### What you should do
Tally the lines that contain "this" and report the total alone.

### Material provided
- - - -

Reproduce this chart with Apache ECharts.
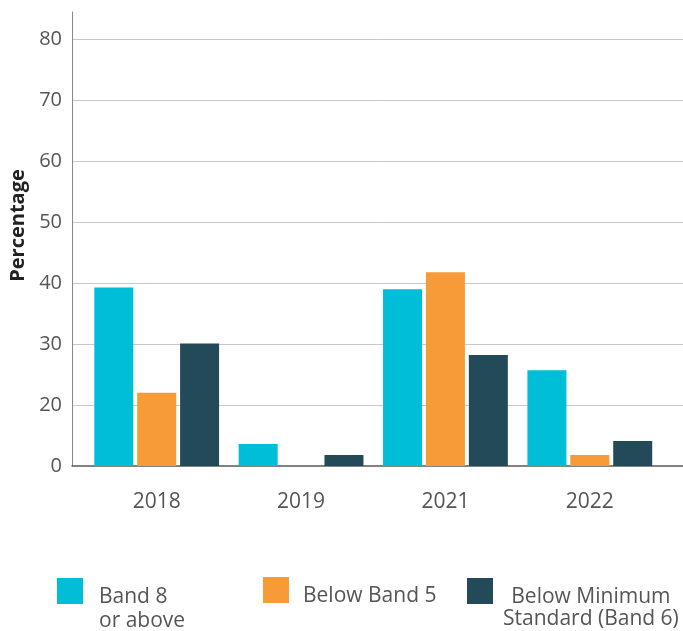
<!DOCTYPE html>
<html lang="en">
<head>
    <meta charset="UTF-8">
    <title>Bands</title>
    <script src="https://cdn.jsdelivr.net/npm/echarts@6/dist/echarts.min.js"></script>
    <style>
        html, body { margin: 0; padding: 0; background: #fff; }
    </style>
</head>
<body>
<div id="chart" style="width: 683px; height: 631px;"></div>
<script>
    // values read in axis units; the axis baseline sits at 10 but is labelled "0"
    var years = ['2018', '2019', '2021', '2022'];
    var band8 = [39.3, 13.6, 39.0, 25.7];
    var belowBand5 = [22.0, 10, 41.8, 11.8];
    var belowMin = [30.1, 11.8, 28.2, 14.1];
    var yTicks = [10, 20, 30, 40, 50, 60, 70, 80];

    var font = '"Open Sans", sans-serif';
    var myChart = echarts.init(document.getElementById('chart'));

    function legendAt(name, left, top, padTop, padLeft, lh, formatter) {
        return {
            data: [name],
            left: left,
            top: top,
            padding: 0,
            selectedMode: false,
            icon: 'rect',
            itemWidth: 26,
            itemHeight: 26,
            formatter: formatter,
            textStyle: {
                fontFamily: font,
                fontSize: 21,
                lineHeight: lh,
                color: '#555',
                padding: [padTop, 0, 0, padLeft],
                rich: {
                    c: { align: 'center', fontFamily: font, fontSize: 21, lineHeight: lh, color: '#555' }
                }
            }
        };
    }

    myChart.setOption({
        backgroundColor: '#ffffff',
        animation: false,
        grid: [
            { left: 70, right: 0, top: 12, bottom: 165 },
            { left: 84.5, right: 21, top: 12, bottom: 165 }
        ],
        legend: [
            legendAt('Band 8 or above', 57, 549, 36, 11, 24, function () { return 'Band 8\nor above'; }),
            legendAt('Below Band 5', 263, 573, 12, 9, 22, function (n) { return n; }),
            legendAt('Below Minimum Standard (Band 6)', 467, 552, 34, 5, 22, function () {
                return '{c|Below Minimum}\n{c|Standard (Band 6)}';
            })
        ],
        xAxis: [{
            gridIndex: 0,
            type: 'value',
            min: 0,
            max: 1,
            axisLine: { show: true, onZero: false, lineStyle: { color: '#5a5a5a', width: 1.5 } },
            axisTick: { show: false },
            axisLabel: { show: false },
            splitLine: { show: false }
        }, {
            gridIndex: 1,
            type: 'category',
            data: years,
            axisLine: { show: false },
            axisTick: { show: false },
            axisLabel: { margin: 26, fontFamily: font, fontSize: 21, color: '#555' }
        }],
        yAxis: [{
            gridIndex: 0,
            type: 'value',
            min: 10,
            max: 84.5,
            interval: 10,
            name: 'Percentage',
            nameLocation: 'middle',
            nameGap: 44,
            nameTextStyle: {
                fontFamily: font, fontSize: 20, fontWeight: 'bold', color: '#222',
                padding: [0, 0, 0, 27]
            },
            axisLine: { show: true, lineStyle: { color: '#888', width: 1 } },
            axisTick: { show: false },
            axisLabel: {
                margin: 10, fontFamily: font, fontSize: 20, color: '#555',
                formatter: function (v) {
                    if (yTicks.indexOf(v) < 0) return '';
                    return v === 10 ? '0' : String(v);
                }
            },
            splitLine: { show: true, showMinLine: false, showMaxLine: false, lineStyle: { color: '#c8c8c8', width: 1 } }
        }, {
            gridIndex: 1,
            type: 'value',
            min: 10,
            max: 84.5,
            interval: 10,
            show: false
        }],
        series: [{
            name: 'Band 8 or above',
            type: 'bar',
            xAxisIndex: 1,
            yAxisIndex: 1,
            barWidth: 39,
            barGap: '10%',
            itemStyle: { color: '#00bed7' },
            data: band8
        }, {
            name: 'Below Band 5',
            type: 'bar',
            xAxisIndex: 1,
            yAxisIndex: 1,
            barWidth: 39,
            barGap: '10%',
            itemStyle: { color: '#f79a38' },
            data: belowBand5
        }, {
            name: 'Below Minimum Standard (Band 6)',
            type: 'bar',
            xAxisIndex: 1,
            yAxisIndex: 1,
            barWidth: 39,
            barGap: '10%',
            itemStyle: { color: '#234a58' },
            data: belowMin
        }]
    });
</script>
</body>
</html>
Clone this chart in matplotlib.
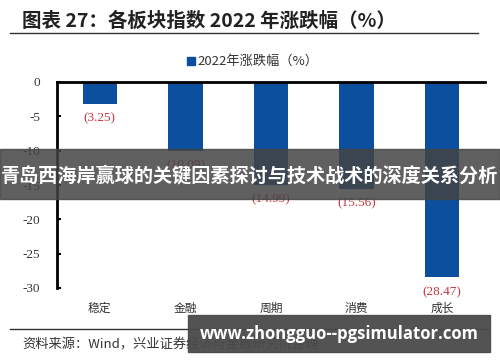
import matplotlib
matplotlib.use("Agg")
import matplotlib.pyplot as plt
from matplotlib.patches import Rectangle
from matplotlib.lines import Line2D

plt.rcParams['font.family'] = ['Noto Sans CJK SC', 'DejaVu Sans']

categories = ["稳定", "金融", "周期", "消费", "成长"]
values = [-3.25, -10.09, -14.99, -15.56, -28.47]
yticks = [0, -5, -10, -15, -20, -25, -30]
series_name = "2022年涨跌幅（%）"
title = "图表 27：各板块指数 2022 年涨跌幅（%）"
source = "资料来源：Wind，兴业证券经济与金融研究院整理"
banner1 = "青岛西海岸赢球的关键因素探讨与技术战术的深度关系分析"
banner2 = "www.zhongguo--pgsimulator.com"

W, H = 500, 362
fig = plt.figure(figsize=(5, 3.62), dpi=100)

def fx(px):
    return px / W

def fy(py):
    return 1 - py / H

ax = fig.add_axes([fx(57), fy(288), fx(485) - fx(57), fy(82) - fy(288)])
bar_color = "#0B4F9E"
x = list(range(len(categories)))
ax.bar(x, values, width=0.4, color=bar_color, zorder=2)
ax.set_xlim(-0.5, len(categories) - 0.5)
ax.set_ylim(-30, 0)
ax.set_yticks(yticks)
ax.set_yticklabels([str(v) for v in yticks], family="Liberation Serif", fontsize=9.5, color="#333333")
ax.tick_params(axis="y", direction="in", length=3, width=1.5, pad=12)
ax.set_xticks(x)
ax.set_xticklabels(categories, fontsize=8.5, color="#333333")
ax.tick_params(axis="x", length=0, pad=10)
for s in ["right", "bottom"]:
    ax.spines[s].set_visible(False)
ax.spines["left"].set_linewidth(2)
ax.spines["top"].set_linewidth(2)

for xi, v in zip(x, values):
    ax.annotate(f"({abs(v):.2f})", (xi, v), xytext=(0, -6), textcoords="offset points",
                ha="center", va="top", fontsize=9.5, color="#C8383D", family="Liberation Serif")

# title and rules
fig.text(fx(22), fy(21), title, fontsize=14, fontweight="bold", color="#222222", va="center", ha="left")
fig.add_artist(Line2D([fx(10), fx(478)], [fy(33), fy(33)], color="#333333", lw=1))
fig.add_artist(Line2D([fx(10), fx(488)], [fy(329), fy(329)], color="#333333", lw=1))
fig.text(fx(22), fy(345), source, fontsize=9.5, color="#333333", va="center", ha="left")

# legend
fig.add_artist(Rectangle((fx(187), fy(65)), fx(8), fy(57) - fy(65), color=bar_color, transform=fig.transFigure))
fig.text(fx(197), fy(61), series_name, fontsize=9.5, color="#333333", va="center", ha="left")

# overlay banners
fig.add_artist(Rectangle((0, fy(199)), 1, fy(149) - fy(199), color="#444444", alpha=0.85,
                         transform=fig.transFigure, zorder=5))
fig.text(0.5, fy(176), banner1, fontsize=13.8, fontweight="bold", color="white",
         ha="center", va="center", zorder=6)
fig.add_artist(Rectangle((fx(188), fy(352)), fx(490) - fx(188), fy(315) - fy(352), color="#4a4a4a",
                         alpha=0.95, transform=fig.transFigure, zorder=5))
fig.text(fx(339), fy(334), banner2, fontsize=12, fontweight="bold", color="white",
         ha="center", va="center", zorder=6, family=["Open Sans", "DejaVu Sans"])

fig.savefig("out.png", dpi=100)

- - - -

### Worked answer
2